Warren Buffett just bought the dip in Occidental Petroleum. Here are the chart levels to know now.

Occidental Petroleum  (OXY) – Get Occidental Petroleum Corporation Report was up nicely on the day, with a 4.5% gain at the highs on Thursday. However, those gains were cut to just 0.56% at the close as energy prices remain volatile. 

That initial rally came on reports that Warren Buffett was again buying more stock. According to a recent SEC filing, Buffett upped his stake by more than $500 million last week.

That brings his total holdings to more than $8.5 billion, good for a 16% stake in the company. Buffett first started buying back in March and has continued to accumulate the stock along the way.

That said, the recent correction in energy prices — with oil down 15.5% from last week’s high and natural gas futures down 36% from its high on June 8 and almost 9% today — has weighed on Occidental Petroleum.

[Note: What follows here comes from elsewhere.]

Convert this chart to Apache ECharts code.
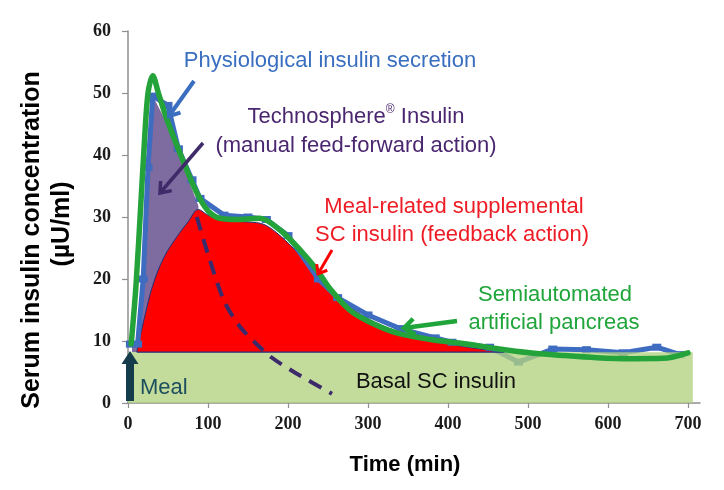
<!DOCTYPE html>
<html><head><meta charset="utf-8">
<script src="https://cdn.jsdelivr.net/npm/echarts@6/dist/echarts.min.js"></script>
<style>html,body{margin:0;padding:0;background:#fff}#c{width:724px;height:490px}</style>
</head><body><div id="c"></div>
<script>
// ---- data ----
const xTicks = [0, 100, 200, 300, 400, 500, 600, 700];
const yTicks = [0, 10, 20, 30, 40, 50, 60];
const basalLevel = 8.2;
const basalX = [0, 706];
// Physiological insulin secretion (blue, with markers)
const physX = [3, 12, 19, 25, 31, 50, 63, 80, 90, 120, 150, 173, 200, 238, 262, 300, 340, 384, 405, 452, 488, 531, 573, 619, 661, 690];
const physY = [9.5, 9.5, 20, 38, 49.5, 48, 41, 36, 33, 30.3, 30, 29.6, 27, 20, 17, 14.2, 12, 10.5, 9.8, 9, 6.6, 8.7, 8.6, 8.1, 9, 7.8];
// Technosphere insulin (purple area top)
const techX = [5, 12, 19, 25, 31, 45, 63, 80, 88];
const techY = [9.5, 9.5, 20, 38, 49.5, 46, 40, 34.5, 31.8];
// Meal-related supplemental SC insulin (red area top)
const redX = [11, 19, 31, 45, 61, 75, 88, 100, 120, 150, 170, 190, 215, 240, 270, 300, 340, 380, 420, 470];
const redY = [8.2, 12.9, 19, 23.5, 26.8, 29.2, 31.2, 30.3, 29.4, 29.2, 28.8, 27, 23.8, 19.8, 16.2, 13.6, 11.4, 10.1, 9.1, 8.2];
// Semiautomated artificial pancreas (green line)
const greenX = [4, 10, 16, 20, 25, 31, 38, 49, 69, 86, 100, 115, 140, 165, 190, 215, 236, 252, 277, 300, 336, 380, 419, 460, 502, 540, 586, 630, 669, 700];
const greenY = [9.5, 19, 32, 41, 50, 52.8, 50, 45.6, 39, 33.9, 31, 29.8, 29.6, 29.8, 27.9, 24.7, 21.5, 18.5, 15, 13.2, 11.3, 10.2, 9.6, 8.8, 8.1, 7.7, 7.3, 7.15, 7.2, 8.1];
// Technosphere decay (dashed)
const dashX = [86, 100, 120, 140, 160, 180, 210, 255];
const dashY = [30, 24, 16.5, 12.3, 9.6, 7.3, 4.8, 1.5];

const zip = (xs, ys) => xs.map((x, i) => [x, ys[i]]);

const chart = echarts.init(document.getElementById('c'), null, {renderer: 'canvas'});

function arrowEls(x1, y1, x2, y2, color, w, hl) {
  const ang = Math.atan2(y2 - y1, x2 - x1);
  const a1 = ang + Math.PI * 0.79, a2 = ang - Math.PI * 0.79;
  return [
    {type: 'polyline', shape: {points: [[x1, y1], [x2, y2]]}, style: {stroke: color, lineWidth: w, fill: null}, z: 50},
    {type: 'polyline', shape: {points: [[x2 + hl * Math.cos(a1), y2 + hl * Math.sin(a1)], [x2, y2], [x2 + hl * Math.cos(a2), y2 + hl * Math.sin(a2)]]},
     style: {stroke: color, lineWidth: w, fill: null, lineJoin: 'miter'}, z: 50}
  ];
}
function txt(x, y, text, color, size, extra) {
  return Object.assign({type: 'text', x: x, y: y, z: 60,
    style: {text: text, fill: color, font: (size || 22) + 'px "Liberation Sans", Arial, sans-serif', align: 'center', verticalAlign: 'middle'}}, extra || {});
}

const labelFont = {fontFamily: '"Liberation Serif", "Times New Roman", serif', fontWeight: 'bold', fontSize: 18, color: '#1a1a1a'};
const axisColor = '#8f8f8f';

const option = {
  animation: false,
  backgroundColor: '#fff',
  grid: {left: 128, right: 24, top: 31, bottom: 87, containLabel: false},
  xAxis: {
    type: 'value', min: 0, max: 715, interval: 100,
    axisLine: {show: true, lineStyle: {color: axisColor, width: 1.5}},
    axisTick: {show: true, length: 5, customValues: xTicks, lineStyle: {color: axisColor, width: 1.2}},
    axisLabel: Object.assign({margin: 12, customValues: xTicks}, labelFont),
    splitLine: {show: false}
  },
  yAxis: {
    type: 'value', min: 0, max: 60, interval: 10,
    axisLine: {show: true, lineStyle: {color: axisColor, width: 1.5}},
    axisTick: {show: true, length: 6, lineStyle: {color: axisColor, width: 1.2}},
    axisLabel: Object.assign({margin: 17}, labelFont),
    splitLine: {show: false}
  },
  series: [
    {name: 'Technosphere', type: 'line', data: zip(techX, techY), symbol: 'none', silent: true,
     lineStyle: {width: 0}, areaStyle: {color: '#7e6b9f', opacity: 1, origin: basalLevel}, z: 2},
    {name: 'Supplemental', type: 'line', data: zip(redX, redY), symbol: 'none', smooth: 0.35, silent: true,
     lineStyle: {color: '#22307a', width: 1}, areaStyle: {color: '#ff0000', opacity: 1, origin: basalLevel}, z: 3},
    {name: 'Physiological', type: 'line', data: zip(physX, physY), symbol: 'rect', symbolSize: [9, 7], silent: true,
     itemStyle: {color: '#3d6cc0'}, lineStyle: {color: '#3d6cc0', width: 5}, z: 4},
    {name: 'Basal', type: 'line', data: zip(basalX, [basalLevel, basalLevel]), symbol: 'none', silent: true,
     lineStyle: {width: 0}, areaStyle: {color: 'rgba(178,210,128,0.78)', opacity: 1, origin: 'start'}, z: 5},
    {name: 'BasalEdge', type: 'line', data: zip([11, 470], [basalLevel, basalLevel]), symbol: 'none', silent: true,
     lineStyle: {color: '#22307a', width: 1.2}, z: 6},
    {name: 'Decay', type: 'line', data: zip(dashX, dashY), symbol: 'none', smooth: 0.3, silent: true,
     lineStyle: {color: '#3d2a6b', width: 4, type: [14, 9]}, z: 7},
    {name: 'Artificial pancreas', type: 'line', data: zip(greenX, greenY), symbol: 'none', smooth: 0.3, silent: true,
     lineStyle: {color: '#24a33a', width: 5.5, cap: 'round'}, z: 8}
  ],
  graphic: [
    // Meal arrow
    {type: 'polygon', z: 40, shape: {points: [[126, 401], [126, 364], [121.5, 364], [130, 351], [138.5, 364], [134, 364], [134, 401]]}, style: {fill: '#143c4a'}},
    {type: 'text', x: 140, y: 388, z: 60, style: {text: 'Meal', fill: '#1d4e5e', font: '22px "Liberation Sans", Arial, sans-serif', align: 'left', verticalAlign: 'middle'}},
    txt(436, 382, 'Basal SC insulin', '#111111', 22),
    txt(330, 61, 'Physiological insulin secretion', '#3a6fc0', 22),
    {type: 'text', x: 356, y: 117, z: 60, style: {
      text: '{a|Technosphere}{s|®}{a| Insulin}', align: 'center', verticalAlign: 'middle',
      rich: {a: {fill: '#4b2670', font: '22px "Liberation Sans", Arial, sans-serif', lineHeight: 26},
             s: {fill: '#4b2670', font: '12px "Liberation Sans", Arial, sans-serif', lineHeight: 14, verticalAlign: 'top'}}}},
    txt(356, 146, '(manual feed-forward action)', '#4b2670', 22),
    txt(454, 207, 'Meal-related supplemental', '#ee1c25', 22),
    txt(452, 235, 'SC insulin (feedback action)', '#ee1c25', 22),
    txt(555, 295, 'Semiautomated', '#1fa53a', 22),
    txt(554, 323, 'artificial pancreas', '#1fa53a', 22),
    // axis titles
    {type: 'text', x: 32, y: 240, rotation: Math.PI / 2, z: 60, style: {text: 'Serum insulin concentration', fill: '#000', font: 'bold 25px "Liberation Sans", Arial, sans-serif', align: 'center', verticalAlign: 'middle'}},
    {type: 'text', x: 62, y: 224, rotation: Math.PI / 2, z: 60, style: {text: '(µU/ml)', fill: '#000', font: 'bold 25px "Liberation Sans", Arial, sans-serif', align: 'center', verticalAlign: 'middle'}},
    {type: 'text', x: 405, y: 465, z: 60, style: {text: 'Time (min)', fill: '#000', font: 'bold 22px "Liberation Sans", Arial, sans-serif', align: 'center', verticalAlign: 'middle'}},
    // arrows
    ...arrowEls(194, 81, 169, 116, '#3a6fc0', 4, 12),
    ...arrowEls(203, 143, 160, 193, '#3f2a6a', 3.5, 12),
    ...arrowEls(332, 250, 318, 274, '#ff0000', 3, 10),
    ...arrowEls(457, 321, 404, 328, '#1fa53a', 4.5, 13)
  ]
};
chart.setOption(option);
</script>
</body></html>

In general though, it has weighed on energy stocks overall. Occidental Petroleum is down about 25% from its recent high, which is roughly in line with the Energy Select SPDR ETF  (XLE) – Get Energy Select Sector SPDR Fund Report

However, there are some hopes that Occidental’s charts could improve going forward and with Buffett being a significant buyer on the dip. Let’s look.

Trading Occidental Petroleum Stock

Daily chart of Occidental Petroleum stock.

Chart courtesy of TrendSpider.com

Despite having performed incredibly well this year, it’s been a tough run for Occidental Petroleum stock over the past few weeks.

Shares are still up 91% on the year, but the stock has retreated in nine of the past eleven trading sessions. Amid that decline, it has broken below the 10-day, 21-day and 50-day moving averages. The stock closed Thursday at $56.09, up 0.57% on the day.

However, it’s trying to find its footing near an interesting area.

In the $54 to $55 zone, Occidental Petroleum stock has its rising VWAP measure dating back to the start of the year, as well as the 38.2% retracement of the one-year range.

If this area holds as support — just as it has done for the last week — then bulls will want to see it reclaim active resistance by clearing the 10-day moving average and pushing back over $60.

If it can clear $60, Occidental stock can retest its 50-day and 21-day moving averages — and likely in that order.

Should the stock fail to hold the $54 to $55 area as support, then that puts the second-quarter low in play near $51.50. Below that could open the door back down to the “Buffett Breakout” area near $43 and the 200-day the moving average.

And if that happens, you better believe Buffett will be buying the dip as well.